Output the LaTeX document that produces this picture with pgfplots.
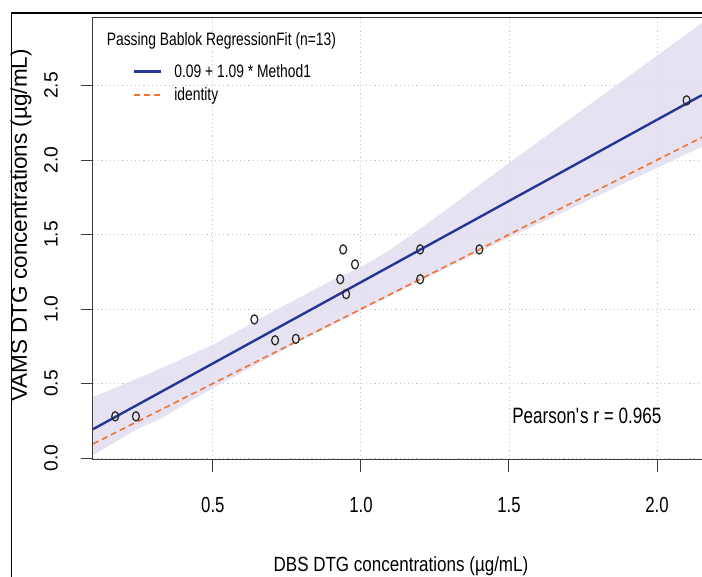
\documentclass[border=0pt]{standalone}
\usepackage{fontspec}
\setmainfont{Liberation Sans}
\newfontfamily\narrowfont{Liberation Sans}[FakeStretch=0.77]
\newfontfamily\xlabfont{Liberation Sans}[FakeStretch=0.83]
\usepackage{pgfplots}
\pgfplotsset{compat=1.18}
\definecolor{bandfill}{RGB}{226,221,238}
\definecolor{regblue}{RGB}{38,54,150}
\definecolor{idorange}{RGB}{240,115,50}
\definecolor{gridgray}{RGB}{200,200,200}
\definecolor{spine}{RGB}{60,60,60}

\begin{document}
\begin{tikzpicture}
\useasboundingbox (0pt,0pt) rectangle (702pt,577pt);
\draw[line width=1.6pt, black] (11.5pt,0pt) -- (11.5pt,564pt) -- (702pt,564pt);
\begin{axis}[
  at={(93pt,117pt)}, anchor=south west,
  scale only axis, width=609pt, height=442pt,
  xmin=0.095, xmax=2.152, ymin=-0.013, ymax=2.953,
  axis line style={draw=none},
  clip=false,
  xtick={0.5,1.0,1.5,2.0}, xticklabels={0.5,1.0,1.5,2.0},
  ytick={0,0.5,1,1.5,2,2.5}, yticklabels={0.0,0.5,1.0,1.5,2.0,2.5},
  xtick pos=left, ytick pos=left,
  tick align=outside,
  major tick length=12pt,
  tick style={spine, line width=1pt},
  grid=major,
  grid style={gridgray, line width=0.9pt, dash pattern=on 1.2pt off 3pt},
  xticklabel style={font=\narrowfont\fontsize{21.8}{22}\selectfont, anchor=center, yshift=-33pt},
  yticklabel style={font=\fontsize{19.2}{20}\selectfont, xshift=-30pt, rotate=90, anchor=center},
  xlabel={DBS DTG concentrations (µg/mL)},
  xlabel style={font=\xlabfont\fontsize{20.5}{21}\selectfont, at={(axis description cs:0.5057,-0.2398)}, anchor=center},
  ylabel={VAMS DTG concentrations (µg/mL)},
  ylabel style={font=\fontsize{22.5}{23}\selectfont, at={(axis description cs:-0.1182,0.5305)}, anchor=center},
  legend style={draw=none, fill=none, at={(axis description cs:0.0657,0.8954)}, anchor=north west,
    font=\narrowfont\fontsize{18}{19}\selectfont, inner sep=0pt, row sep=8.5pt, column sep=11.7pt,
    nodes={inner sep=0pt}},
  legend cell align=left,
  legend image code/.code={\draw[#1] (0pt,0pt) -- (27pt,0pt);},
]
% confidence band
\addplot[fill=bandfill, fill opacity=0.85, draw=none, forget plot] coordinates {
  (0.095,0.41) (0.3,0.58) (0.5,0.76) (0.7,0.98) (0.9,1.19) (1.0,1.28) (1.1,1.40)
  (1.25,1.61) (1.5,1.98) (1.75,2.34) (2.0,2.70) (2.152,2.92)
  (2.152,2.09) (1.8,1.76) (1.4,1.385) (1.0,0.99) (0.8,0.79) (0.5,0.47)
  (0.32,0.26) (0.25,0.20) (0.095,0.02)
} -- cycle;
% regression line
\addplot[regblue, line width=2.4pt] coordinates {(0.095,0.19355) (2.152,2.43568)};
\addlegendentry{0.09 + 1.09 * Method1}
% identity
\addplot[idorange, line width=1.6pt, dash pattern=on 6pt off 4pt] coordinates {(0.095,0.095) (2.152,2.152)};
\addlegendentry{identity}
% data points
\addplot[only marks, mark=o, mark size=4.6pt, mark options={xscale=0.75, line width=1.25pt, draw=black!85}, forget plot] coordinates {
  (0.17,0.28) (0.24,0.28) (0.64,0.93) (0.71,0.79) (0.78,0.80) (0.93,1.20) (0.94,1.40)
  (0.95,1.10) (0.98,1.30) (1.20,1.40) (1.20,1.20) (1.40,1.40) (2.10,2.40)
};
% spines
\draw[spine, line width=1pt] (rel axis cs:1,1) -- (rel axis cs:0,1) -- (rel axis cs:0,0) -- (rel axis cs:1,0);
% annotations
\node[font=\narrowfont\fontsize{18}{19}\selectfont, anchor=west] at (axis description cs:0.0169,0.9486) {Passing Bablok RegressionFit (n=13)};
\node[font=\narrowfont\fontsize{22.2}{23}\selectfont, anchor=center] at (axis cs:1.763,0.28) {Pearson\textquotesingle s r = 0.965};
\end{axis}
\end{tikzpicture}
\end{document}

########

**TASK TO COMPLETE:** Write out the data precisely as given, excluding the pictures.

**TASK SOLUTION:**
Output the LaTeX document that produces this picture with pgfplots.
\documentclass[border=0pt]{standalone}
\usepackage{fontspec}
\setmainfont{Liberation Sans}
\newfontfamily\narrowfont{Liberation Sans}[FakeStretch=0.77]
\newfontfamily\xlabfont{Liberation Sans}[FakeStretch=0.83]
\usepackage{pgfplots}
\pgfplotsset{compat=1.18}
\definecolor{bandfill}{RGB}{226,221,238}
\definecolor{regblue}{RGB}{38,54,150}
\definecolor{idorange}{RGB}{240,115,50}
\definecolor{gridgray}{RGB}{200,200,200}
\definecolor{spine}{RGB}{60,60,60}

\begin{document}
\begin{tikzpicture}
\useasboundingbox (0pt,0pt) rectangle (702pt,577pt);
\draw[line width=1.6pt, black] (11.5pt,0pt) -- (11.5pt,564pt) -- (702pt,564pt);
\begin{axis}[
  at={(93pt,117pt)}, anchor=south west,
  scale only axis, width=609pt, height=442pt,
  xmin=0.095, xmax=2.152, ymin=-0.013, ymax=2.953,
  axis line style={draw=none},
  clip=false,
  xtick={0.5,1.0,1.5,2.0}, xticklabels={0.5,1.0,1.5,2.0},
  ytick={0,0.5,1,1.5,2,2.5}, yticklabels={0.0,0.5,1.0,1.5,2.0,2.5},
  xtick pos=left, ytick pos=left,
  tick align=outside,
  major tick length=12pt,
  tick style={spine, line width=1pt},
  grid=major,
  grid style={gridgray, line width=0.9pt, dash pattern=on 1.2pt off 3pt},
  xticklabel style={font=\narrowfont\fontsize{21.8}{22}\selectfont, anchor=center, yshift=-33pt},
  yticklabel style={font=\fontsize{19.2}{20}\selectfont, xshift=-30pt, rotate=90, anchor=center},
  xlabel={DBS DTG concentrations (µg/mL)},
  xlabel style={font=\xlabfont\fontsize{20.5}{21}\selectfont, at={(axis description cs:0.5057,-0.2398)}, anchor=center},
  ylabel={VAMS DTG concentrations (µg/mL)},
  ylabel style={font=\fontsize{22.5}{23}\selectfont, at={(axis description cs:-0.1182,0.5305)}, anchor=center},
  legend style={draw=none, fill=none, at={(axis description cs:0.0657,0.8954)}, anchor=north west,
    font=\narrowfont\fontsize{18}{19}\selectfont, inner sep=0pt, row sep=8.5pt, column sep=11.7pt,
    nodes={inner sep=0pt}},
  legend cell align=left,
  legend image code/.code={\draw[#1] (0pt,0pt) -- (27pt,0pt);},
]
% confidence band
\addplot[fill=bandfill, fill opacity=0.85, draw=none, forget plot] coordinates {
  (0.095,0.41) (0.3,0.58) (0.5,0.76) (0.7,0.98) (0.9,1.19) (1.0,1.28) (1.1,1.40)
  (1.25,1.61) (1.5,1.98) (1.75,2.34) (2.0,2.70) (2.152,2.92)
  (2.152,2.09) (1.8,1.76) (1.4,1.385) (1.0,0.99) (0.8,0.79) (0.5,0.47)
  (0.32,0.26) (0.25,0.20) (0.095,0.02)
} -- cycle;
% regression line
\addplot[regblue, line width=2.4pt] coordinates {(0.095,0.19355) (2.152,2.43568)};
\addlegendentry{0.09 + 1.09 * Method1}
% identity
\addplot[idorange, line width=1.6pt, dash pattern=on 6pt off 4pt] coordinates {(0.095,0.095) (2.152,2.152)};
\addlegendentry{identity}
% data points
\addplot[only marks, mark=o, mark size=4.6pt, mark options={xscale=0.75, line width=1.25pt, draw=black!85}, forget plot] coordinates {
  (0.17,0.28) (0.24,0.28) (0.64,0.93) (0.71,0.79) (0.78,0.80) (0.93,1.20) (0.94,1.40)
  (0.95,1.10) (0.98,1.30) (1.20,1.40) (1.20,1.20) (1.40,1.40) (2.10,2.40)
};
% spines
\draw[spine, line width=1pt] (rel axis cs:1,1) -- (rel axis cs:0,1) -- (rel axis cs:0,0) -- (rel axis cs:1,0);
% annotations
\node[font=\narrowfont\fontsize{18}{19}\selectfont, anchor=west] at (axis description cs:0.0169,0.9486) {Passing Bablok RegressionFit (n=13)};
\node[font=\narrowfont\fontsize{22.2}{23}\selectfont, anchor=center] at (axis cs:1.763,0.28) {Pearson\textquotesingle s r = 0.965};
\end{axis}
\end{tikzpicture}
\end{document}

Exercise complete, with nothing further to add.